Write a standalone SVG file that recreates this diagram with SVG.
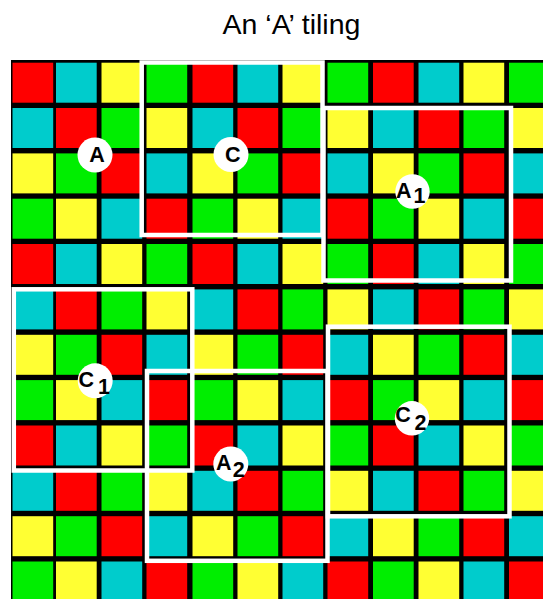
<svg xmlns="http://www.w3.org/2000/svg" xmlns:xlink="http://www.w3.org/1999/xlink" width="543" height="599" viewBox="0 0 543 599">
<style>
.r{fill:#FF0000}.c{fill:#00CCCC}.y{fill:#FFFF33}.g{fill:#00EE00}
.tile{fill:none;stroke:#FFFFFF;stroke-width:4.5}
.lbl circle{fill:#FFFFFF}
.lbl text{font-family:"Liberation Sans",Arial,sans-serif;font-weight:bold;font-size:21.5px;fill:#000}
.title{font-family:"Liberation Sans",Arial,sans-serif;font-size:28.5px;fill:#000}
</style>
<defs>
<g id="row0">
<rect class="r" x="12.5" y="0" width="40.7" height="40"/><rect class="c" x="56" y="0" width="40.7" height="40"/><rect class="y" x="101.5" y="0" width="40.7" height="40"/><rect class="g" x="146.5" y="0" width="40.7" height="40"/>
<rect class="r" x="192.5" y="0" width="40.7" height="40"/><rect class="c" x="237.5" y="0" width="40.7" height="40"/><rect class="y" x="282.5" y="0" width="40.7" height="40"/><rect class="g" x="327.5" y="0" width="40.7" height="40"/>
<rect class="r" x="373" y="0" width="40.7" height="40"/><rect class="c" x="418.5" y="0" width="40.7" height="40"/><rect class="y" x="463.5" y="0" width="40.7" height="40"/><rect class="g" x="509" y="0" width="40.7" height="40"/>
</g>
<g id="row1">
<rect class="c" x="12.5" y="0" width="40.7" height="40"/><rect class="r" x="56" y="0" width="40.7" height="40"/><rect class="g" x="101.5" y="0" width="40.7" height="40"/><rect class="y" x="146.5" y="0" width="40.7" height="40"/>
<rect class="c" x="192.5" y="0" width="40.7" height="40"/><rect class="r" x="237.5" y="0" width="40.7" height="40"/><rect class="g" x="282.5" y="0" width="40.7" height="40"/><rect class="y" x="327.5" y="0" width="40.7" height="40"/>
<rect class="c" x="373" y="0" width="40.7" height="40"/><rect class="r" x="418.5" y="0" width="40.7" height="40"/><rect class="g" x="463.5" y="0" width="40.7" height="40"/><rect class="y" x="509" y="0" width="40.7" height="40"/>
</g>
<g id="row2">
<rect class="y" x="12.5" y="0" width="40.7" height="40"/><rect class="g" x="56" y="0" width="40.7" height="40"/><rect class="r" x="101.5" y="0" width="40.7" height="40"/><rect class="c" x="146.5" y="0" width="40.7" height="40"/>
<rect class="y" x="192.5" y="0" width="40.7" height="40"/><rect class="g" x="237.5" y="0" width="40.7" height="40"/><rect class="r" x="282.5" y="0" width="40.7" height="40"/><rect class="c" x="327.5" y="0" width="40.7" height="40"/>
<rect class="y" x="373" y="0" width="40.7" height="40"/><rect class="g" x="418.5" y="0" width="40.7" height="40"/><rect class="r" x="463.5" y="0" width="40.7" height="40"/><rect class="c" x="509" y="0" width="40.7" height="40"/>
</g>
<g id="row3">
<rect class="g" x="12.5" y="0" width="40.7" height="40"/><rect class="y" x="56" y="0" width="40.7" height="40"/><rect class="c" x="101.5" y="0" width="40.7" height="40"/><rect class="r" x="146.5" y="0" width="40.7" height="40"/>
<rect class="g" x="192.5" y="0" width="40.7" height="40"/><rect class="y" x="237.5" y="0" width="40.7" height="40"/><rect class="c" x="282.5" y="0" width="40.7" height="40"/><rect class="r" x="327.5" y="0" width="40.7" height="40"/>
<rect class="g" x="373" y="0" width="40.7" height="40"/><rect class="y" x="418.5" y="0" width="40.7" height="40"/><rect class="c" x="463.5" y="0" width="40.7" height="40"/><rect class="r" x="509" y="0" width="40.7" height="40"/>
</g>
</defs>
<rect width="543" height="599" fill="#FFFFFF"/>
<text class="title" x="291.5" y="33.5" text-anchor="middle">An ‘A’ tiling</text>
<g id="grid">
<rect x="11" y="60" width="532" height="539" fill="#000000"/>
<use xlink:href="#row0" y="62.7"/>
<use xlink:href="#row1" y="108"/>
<use xlink:href="#row2" y="153.4"/>
<use xlink:href="#row3" y="198.7"/>
<use xlink:href="#row0" y="244"/>
<use xlink:href="#row1" y="289.4"/>
<use xlink:href="#row2" y="334.8"/>
<use xlink:href="#row3" y="380.1"/>
<use xlink:href="#row0" y="425.5"/>
<use xlink:href="#row1" y="470.8"/>
<use xlink:href="#row2" y="516.2"/>
<use xlink:href="#row3" y="561.5"/>
</g>
<g id="tile-C">
<rect class="tile" x="141.7" y="62.5" width="180.8" height="172.5"/>
</g>
<g id="tile-A1">
<rect class="tile" x="323.5" y="108" width="187.5" height="172.5"/>
</g>
<g id="tile-C1">
<rect class="tile" x="13.8" y="289.3" width="178.5" height="181.2"/>
</g>
<g id="tile-A2">
<rect class="tile" x="147" y="371" width="180.5" height="189.8"/>
</g>
<g id="tile-C2">
<rect class="tile" x="328" y="326.7" width="181.5" height="189.6"/>
</g>
<g id="label-A" class="lbl">
<circle cx="95" cy="155" r="17.5"/>
<text x="97" y="161.5" text-anchor="middle">A</text>
</g>
<g id="label-C" class="lbl">
<circle cx="231" cy="154.5" r="17.5"/>
<text x="232.8" y="161.5" text-anchor="middle">C</text>
</g>
<g id="label-A1" class="lbl">
<circle cx="412.5" cy="191.5" r="17.2"/>
<text x="396" y="197.5">A<tspan x="413.5" y="202.5">1</tspan></text>
</g>
<g id="label-C1" class="lbl">
<circle cx="95.2" cy="380.8" r="17.5"/>
<text x="78.5" y="386.7">C<tspan x="98" y="393.5">1</tspan></text>
</g>
<g id="label-C2" class="lbl">
<circle cx="412" cy="418.3" r="17.2"/>
<text x="395.2" y="421.7">C<tspan x="414.4" y="430.2">2</tspan></text>
</g>
<g id="label-A2" class="lbl">
<circle cx="230.8" cy="464" r="17.5"/>
<text x="216" y="470.2">A<tspan x="232.7" y="476.9">2</tspan></text>
</g>
</svg>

= = =

EXERCISE GOAL:
Would you set down the listing exactly, omitting pictures?

SOLUTION TO THE EXERCISE:
Write a standalone SVG file that recreates this diagram with SVG.
<svg xmlns="http://www.w3.org/2000/svg" xmlns:xlink="http://www.w3.org/1999/xlink" width="543" height="599" viewBox="0 0 543 599">
<style>
.r{fill:#FF0000}.c{fill:#00CCCC}.y{fill:#FFFF33}.g{fill:#00EE00}
.tile{fill:none;stroke:#FFFFFF;stroke-width:4.5}
.lbl circle{fill:#FFFFFF}
.lbl text{font-family:"Liberation Sans",Arial,sans-serif;font-weight:bold;font-size:21.5px;fill:#000}
.title{font-family:"Liberation Sans",Arial,sans-serif;font-size:28.5px;fill:#000}
</style>
<defs>
<g id="row0">
<rect class="r" x="12.5" y="0" width="40.7" height="40"/><rect class="c" x="56" y="0" width="40.7" height="40"/><rect class="y" x="101.5" y="0" width="40.7" height="40"/><rect class="g" x="146.5" y="0" width="40.7" height="40"/>
<rect class="r" x="192.5" y="0" width="40.7" height="40"/><rect class="c" x="237.5" y="0" width="40.7" height="40"/><rect class="y" x="282.5" y="0" width="40.7" height="40"/><rect class="g" x="327.5" y="0" width="40.7" height="40"/>
<rect class="r" x="373" y="0" width="40.7" height="40"/><rect class="c" x="418.5" y="0" width="40.7" height="40"/><rect class="y" x="463.5" y="0" width="40.7" height="40"/><rect class="g" x="509" y="0" width="40.7" height="40"/>
</g>
<g id="row1">
<rect class="c" x="12.5" y="0" width="40.7" height="40"/><rect class="r" x="56" y="0" width="40.7" height="40"/><rect class="g" x="101.5" y="0" width="40.7" height="40"/><rect class="y" x="146.5" y="0" width="40.7" height="40"/>
<rect class="c" x="192.5" y="0" width="40.7" height="40"/><rect class="r" x="237.5" y="0" width="40.7" height="40"/><rect class="g" x="282.5" y="0" width="40.7" height="40"/><rect class="y" x="327.5" y="0" width="40.7" height="40"/>
<rect class="c" x="373" y="0" width="40.7" height="40"/><rect class="r" x="418.5" y="0" width="40.7" height="40"/><rect class="g" x="463.5" y="0" width="40.7" height="40"/><rect class="y" x="509" y="0" width="40.7" height="40"/>
</g>
<g id="row2">
<rect class="y" x="12.5" y="0" width="40.7" height="40"/><rect class="g" x="56" y="0" width="40.7" height="40"/><rect class="r" x="101.5" y="0" width="40.7" height="40"/><rect class="c" x="146.5" y="0" width="40.7" height="40"/>
<rect class="y" x="192.5" y="0" width="40.7" height="40"/><rect class="g" x="237.5" y="0" width="40.7" height="40"/><rect class="r" x="282.5" y="0" width="40.7" height="40"/><rect class="c" x="327.5" y="0" width="40.7" height="40"/>
<rect class="y" x="373" y="0" width="40.7" height="40"/><rect class="g" x="418.5" y="0" width="40.7" height="40"/><rect class="r" x="463.5" y="0" width="40.7" height="40"/><rect class="c" x="509" y="0" width="40.7" height="40"/>
</g>
<g id="row3">
<rect class="g" x="12.5" y="0" width="40.7" height="40"/><rect class="y" x="56" y="0" width="40.7" height="40"/><rect class="c" x="101.5" y="0" width="40.7" height="40"/><rect class="r" x="146.5" y="0" width="40.7" height="40"/>
<rect class="g" x="192.5" y="0" width="40.7" height="40"/><rect class="y" x="237.5" y="0" width="40.7" height="40"/><rect class="c" x="282.5" y="0" width="40.7" height="40"/><rect class="r" x="327.5" y="0" width="40.7" height="40"/>
<rect class="g" x="373" y="0" width="40.7" height="40"/><rect class="y" x="418.5" y="0" width="40.7" height="40"/><rect class="c" x="463.5" y="0" width="40.7" height="40"/><rect class="r" x="509" y="0" width="40.7" height="40"/>
</g>
</defs>
<rect width="543" height="599" fill="#FFFFFF"/>
<text class="title" x="291.5" y="33.5" text-anchor="middle">An ‘A’ tiling</text>
<g id="grid">
<rect x="11" y="60" width="532" height="539" fill="#000000"/>
<use xlink:href="#row0" y="62.7"/>
<use xlink:href="#row1" y="108"/>
<use xlink:href="#row2" y="153.4"/>
<use xlink:href="#row3" y="198.7"/>
<use xlink:href="#row0" y="244"/>
<use xlink:href="#row1" y="289.4"/>
<use xlink:href="#row2" y="334.8"/>
<use xlink:href="#row3" y="380.1"/>
<use xlink:href="#row0" y="425.5"/>
<use xlink:href="#row1" y="470.8"/>
<use xlink:href="#row2" y="516.2"/>
<use xlink:href="#row3" y="561.5"/>
</g>
<g id="tile-C">
<rect class="tile" x="141.7" y="62.5" width="180.8" height="172.5"/>
</g>
<g id="tile-A1">
<rect class="tile" x="323.5" y="108" width="187.5" height="172.5"/>
</g>
<g id="tile-C1">
<rect class="tile" x="13.8" y="289.3" width="178.5" height="181.2"/>
</g>
<g id="tile-A2">
<rect class="tile" x="147" y="371" width="180.5" height="189.8"/>
</g>
<g id="tile-C2">
<rect class="tile" x="328" y="326.7" width="181.5" height="189.6"/>
</g>
<g id="label-A" class="lbl">
<circle cx="95" cy="155" r="17.5"/>
<text x="97" y="161.5" text-anchor="middle">A</text>
</g>
<g id="label-C" class="lbl">
<circle cx="231" cy="154.5" r="17.5"/>
<text x="232.8" y="161.5" text-anchor="middle">C</text>
</g>
<g id="label-A1" class="lbl">
<circle cx="412.5" cy="191.5" r="17.2"/>
<text x="396" y="197.5">A<tspan x="413.5" y="202.5">1</tspan></text>
</g>
<g id="label-C1" class="lbl">
<circle cx="95.2" cy="380.8" r="17.5"/>
<text x="78.5" y="386.7">C<tspan x="98" y="393.5">1</tspan></text>
</g>
<g id="label-C2" class="lbl">
<circle cx="412" cy="418.3" r="17.2"/>
<text x="395.2" y="421.7">C<tspan x="414.4" y="430.2">2</tspan></text>
</g>
<g id="label-A2" class="lbl">
<circle cx="230.8" cy="464" r="17.5"/>
<text x="216" y="470.2">A<tspan x="232.7" y="476.9">2</tspan></text>
</g>
</svg>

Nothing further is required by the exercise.